Schließlich wird in der zweibändigen Bismarck-Biographie von Ludwig Reiners noch erwähnt, daß es seinerzeit für unangebracht gehalten wurde, daß Bismarck seinen Privatbankier mit nach Frankreich nahm, um die Einzelheiten der Begleichung der Kriegsentschädigung, die Frankreich nach dem verlorenen Deutsch-Französischen Krieg von 1870/71 an das wiedergegründete Deutsche Reich zahlen mußte, zu regeln. Reiners zitiert aus einem Brief Bismarcks, in dem es heißt, daß Bleichröder sich mit den Bankiers auf der anderen Seite zunächst „beriechen“ müsse und daß die Angelegenheit dann schon reibungslos verlaufen würde.
Auf der französischen Seite wiederum war Rothschild✡ dafür zuständig, die finanziellen Fragen zu klären. Im Verlauf der Verhandlungen erwähnte Rothschild dabei, daß Bleichröder nur das sei, was er, Rothschild, ihn verdienen lasse. Diese Bemerkung sagte dem Sohn Bismarcks laut Stern sehr zu, da sich Bleichröder auf Veranlassung seines Vaters in eine private Angelegenheit bezüglich der möglichen Vermählung des Sohnes eingemischt hatte, was dieser ihm sehr übelnahm. Stern bemerkt dazu, daß sich Bleichröder in dieser Frage wohl nicht hätte einmischen sollen, er glaubt aber auch, daß Bismarck seinen Bankier fallengelassen hätte, wenn sein Sohn dies gewünscht hätte. Das tat dieser aber nicht.

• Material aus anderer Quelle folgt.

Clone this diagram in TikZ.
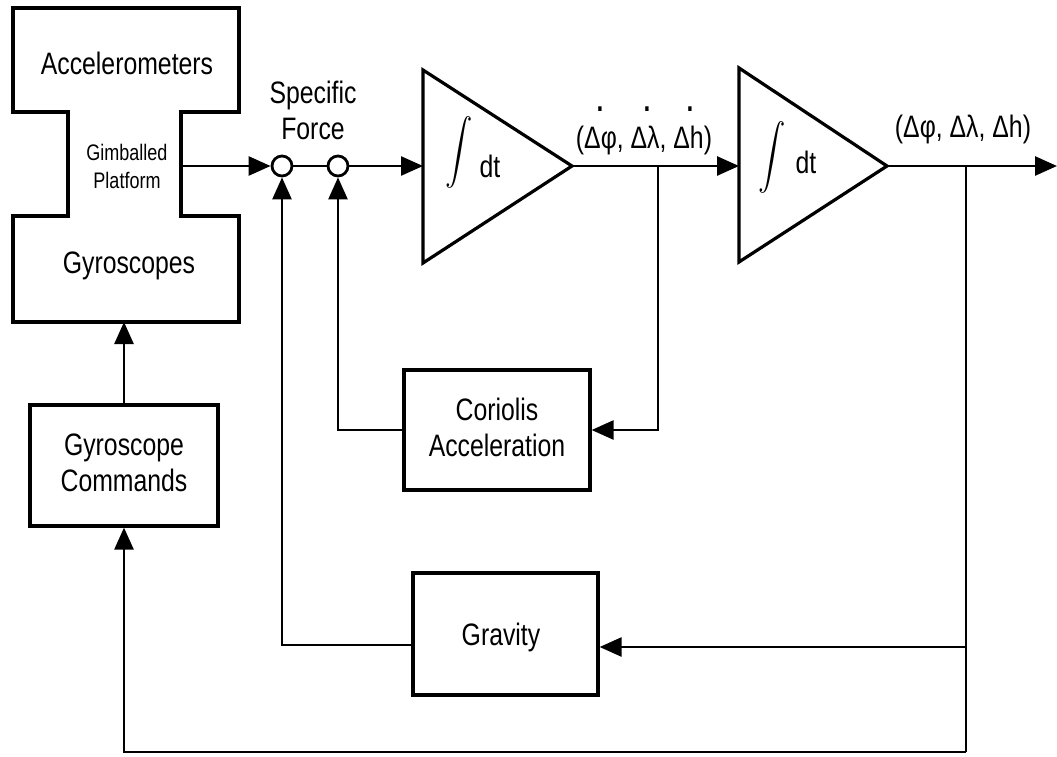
\documentclass[tikz,border=0pt]{standalone}
\usepackage{amsmath}
\usepackage{graphicx}
\usepackage{fontspec}
\setmainfont[FakeStretch=0.8]{Liberation Sans}
\usetikzlibrary{arrows.meta}
% dot centred over the junction of two glyphs (time derivative mark)
\newcommand\topdot{\makebox[0pt]{\raisebox{36pt}{\fontsize{44}{44}\selectfont .}}}
% tall integral sign for the integrator blocks
\newcommand\bigint{\scalebox{1.1}[1.3]{$\displaystyle\int$}}
\begin{document}
\begin{tikzpicture}[x=1pt,y=-1pt,
  outline/.style={line width=3.2pt, line join=miter},
  block/.style={draw, line width=3.2pt, rectangle, inner sep=0pt},
  wire/.style={line width=2.6pt},
  arr/.style={wire, -{Triangle[length=22pt,width=19pt]}},
  sumpt/.style={draw, circle, line width=2.8pt, minimum size=20pt, inner sep=0pt},
  lbl/.style={font=\fontsize{31}{36}\selectfont, align=center, inner sep=0pt},
  small/.style={font=\fontsize{22.5}{28}\selectfont, align=center, inner sep=0pt},
  ]
\useasboundingbox (0,0) rectangle (1057,757);

% gimballed platform outline (accelerometers on top, gyroscopes below)
\draw[outline] (13,8) -- (239,8) -- (239,112) -- (181,112) -- (181,216)
  -- (239,216) -- (239,322) -- (13,322) -- (13,216) -- (68,216)
  -- (68,112) -- (13,112) -- cycle;
\node[lbl, anchor=base] (acc) at (127,75) {Accelerometers};
\node[small] (gimb) at (127,166) {Gimballed\\Platform};
\node[lbl, anchor=base] (gyro) at (129,273) {Gyroscopes};
\coordinate (gimR) at (181,166);
\coordinate (gimB) at (124,322);

% summing junctions
\node[sumpt] (s1) at (282,166) {};
\node[sumpt] (s2) at (338,166) {};
\node[lbl] (sf) at (313,110) {Specific\\Force};

% integrators
\draw[outline] (423,70) -- (572,166) -- (423,263) -- cycle;
\coordinate (t1L) at (423,166);
\coordinate (t1A) at (572,166);
\node[lbl] (int1) at (459,152) {\bigint};
\node[lbl, anchor=base] (dt1) at (490,177) {dt};

\draw[outline] (739,68) -- (887,166) -- (739,262) -- cycle;
\coordinate (t2L) at (739,166);
\coordinate (t2A) at (887,166);
\node[lbl] (int2) at (772,157) {\bigint};
\node[lbl, anchor=base] (dt2) at (806,173) {dt};

% rates and positions
\node[lbl, anchor=base] (rates) at (644,148) {(Δ\topdot φ,  Δ\topdot λ,  Δ\topdot h)};
\node[lbl, anchor=base] (pos) at (963,138) {(Δφ,  Δλ,  Δh)};

% blocks
\node[block, minimum width=188pt, minimum height=121pt] (gc) at (124,465.5) {};
\node[lbl] (gctext) at (124,463) {Gyroscope\\Commands};
\node[block, minimum width=186pt, minimum height=120pt] (cor) at (497,430) {};
\node[lbl] (cortext) at (497,427) {Coriolis\\Acceleration};
\node[block, minimum width=185pt, minimum height=122pt] (grav) at (505.5,634) {};
\node[lbl, anchor=base] (gravtext) at (501,645) {Gravity};

% forward path
\draw[arr] (gimR) -- (s1.west);
\draw[wire] (s1.east) -- (s2.west);
\draw[arr] (s2.east) -- (t1L);
\draw[arr] (t1A) -- (t2L);
\coordinate (out) at (1057,166);
\draw[arr] (t2A) -- (out);

% Coriolis loop
\coordinate (tap1) at (658,166);
\coordinate (ctap) at (658,430);
\coordinate (cout) at (338,430);
\draw[arr] (tap1) -- (ctap) -- (ctap -| cor.east);
\draw[arr] (cout -| cor.west) -- (cout) -- (s2.south);

% gravity loop and gyroscope command loop
\coordinate (tap2) at (966,166);
\coordinate (gtap) at (966,647);
\coordinate (btm) at (966,752);
\coordinate (gout) at (282,645);
\draw[wire] (tap2) -- (btm);
\draw[arr] (gtap) -- (gtap -| grav.east);
\draw[arr] (gout -| grav.west) -- (gout) -- (s1.south);
\draw[arr] (btm) -| (gc.south);
\draw[arr] (gc.north) -- (gimB);
\end{tikzpicture}
\end{document}
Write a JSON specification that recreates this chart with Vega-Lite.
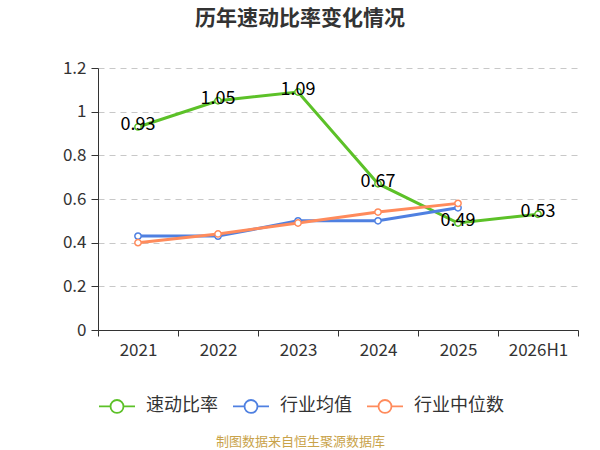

Ahlwardt berichtet in seiner Schrift „Der Verzweiflungskampf der arischen Völker mit dem Judentum“ (1891) darüber, daß Bismarck Bleichröder eine Generalvollmacht gegeben und ihn mit der Verwaltung seiner Einkünfte beauftragt haben soll. Eine solche Generalvollmacht wurde üblicherweise nur engen Familienmitgliedern bzw. Vertrauenspersonen erteilt. Stern bestätigt diesen Sachverhalt und beschreibt noch eine Szene, in der Bleichröder vor dem Krieg von 1866 Bismarck 1.000 Taler in verschiedenen Währungen übergab – für den Fall, daß dieser in Gefangenschaft geraten würde und dann seine Wärter bestechen müßte. Diese Szene wird auch in einem dreiteiligen dokumentarischen Fernsehspiel über Bismarck mit Uwe Ochsenknecht als Bismarck dargestellt. In diesem Film wird Bismarck als ein Mann dargestellt, der unkultiviert, herrisch und unbeherrscht und auch bereit dazu ist, Kriege zu führen, während Bleichröder als Mann des Friedens und durchaus in guten Umgangsformen geschult in Szene gesetzt wird. In der Sigilla Veri wird allerdings das Gegenteil behauptet und außerdem noch vermutet, daß Bleichröder auch am Sturz Bismarcks beteiligt gewesen sein könnte.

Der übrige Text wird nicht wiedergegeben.